In October, Vilma Soltesz, 56, was attempting to travel home to the Bronx in New York City after spending several weeks on vacation with her husband in Hungary. According to The New York Post Soltesz was told she couldn't board KLM, Delta and Lufthansa flights. The 425-pound woman, who suffered from both kidney disease and diabetes and used a wheelchair because she had only one leg, died nine days after allegedly being kicked off the first of the three New York-bound jets.
Vilma's husband, Janos, has filed a $6 million lawsuit against KLM and Delta, claiming that his wife was forced off the flights because of her weight, CBS New York reports.
Attorney Peter Ronai explained Soltesz's saga to CBS NY.
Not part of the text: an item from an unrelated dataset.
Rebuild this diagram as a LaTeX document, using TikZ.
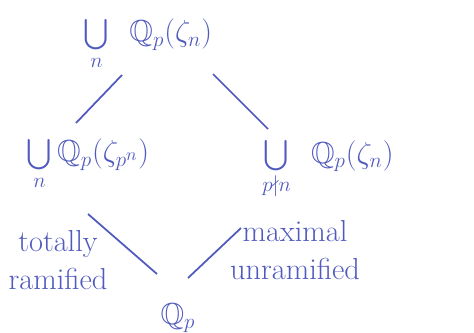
\documentclass[tikz,border=0pt]{standalone}
\usepackage{amsmath}
\usepackage{amssymb}
\usetikzlibrary{positioning}
\definecolor{inkblue}{RGB}{80,90,190}

\begin{document}
\begin{tikzpicture}[
    field/.style={inkblue, font=\LARGE, inner sep=2pt},
    lbl/.style={inkblue, font=\LARGE, align=center},
    link/.style={inkblue, line width=1pt}]
    \useasboundingbox (0,0) rectangle (9.48,-6.64);

    % Fields
    \node[field] (top) at (2.96,-0.90) {$\bigcup\limits_{n}\enspace\mathbb{Q}_p(\zeta_n)$};
    \node[field] (left) at (1.76,-3.30) {$\bigcup\limits_{n}\mathbb{Q}_p(\zeta_{p^n})$};
    \node[field] (right) at (6.56,-3.40) {$\bigcup\limits_{p\nmid n}\enspace\mathbb{Q}_p(\zeta_n)$};
    \node[field] (base) at (3.56,-6.36) {$\mathbb{Q}_p$};

    % Inclusions
    \draw[link] ([shift={(-0.52,-0.60)}]top.center) -- ([shift={(-0.24,0.84)}]left.center);
    \draw[link] ([shift={(1.30,-0.58)}]top.center) -- ([shift={(-1.20,0.82)}]right.center);
    \draw[link] ([shift={(0,-0.98)}]left.center) -- ([shift={(-0.42,0.88)}]base.center);
    \draw[link] ([shift={(-1.74,-1.16)}]right.center) -- ([shift={(0.20,0.80)}]base.center);

    % Labels
    \node[lbl] (tot) at (1.16,-5.20) {totally\\ramified};
    \node[lbl] (unr) at (5.90,-5.00) {maximal\\unramified};
\end{tikzpicture}
\end{document}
“She was first waiting in the airport for five hours, they then told her they wouldn’t accept her on the plane but that she should drive to Prague," he said. "She drove to Prague and they put her on the seat and they couldn’t belt her in so the captain came out of the cockpit and made her get off." When the couple finally found a flight, it was too late. “They finally found a flight in Vienna. Her husband went in to get her but she had already passed away in the bedroom.”
As the Daily Mail notes, the airlines involved issued statements about rejecting Soltesz as "too fat to fly" before her death.
“Delta and KLM did everything possible to assist the family,” read a statement from Delta. ”When KLM was unable to safely board Mrs. Soltesz in Budapest, it was determined she might be able to fly on the larger Delta aircraft out of Prague, but unfortunately that was not the case. Our records indicate Delta staff in Prague made repeated attempts for nearly an hour to board the customer, but they were unable to get her onboard the aircraft.”
Soltesz is not the only passenger reportedly deemed too fat for air travel.
Director Kevin Smith famously went on a Twitter rant after being kicked off a Southwest Airlines flight for being too fat in 2010. A New Orleans woman claimed that a Southwest Airlines attendant deemed her too fat to fly last Easter.
Some airlines consider obesity a medical condition and offer a free seat with an accompanying doctor's note, while others require the passenger to purchase a second ticket.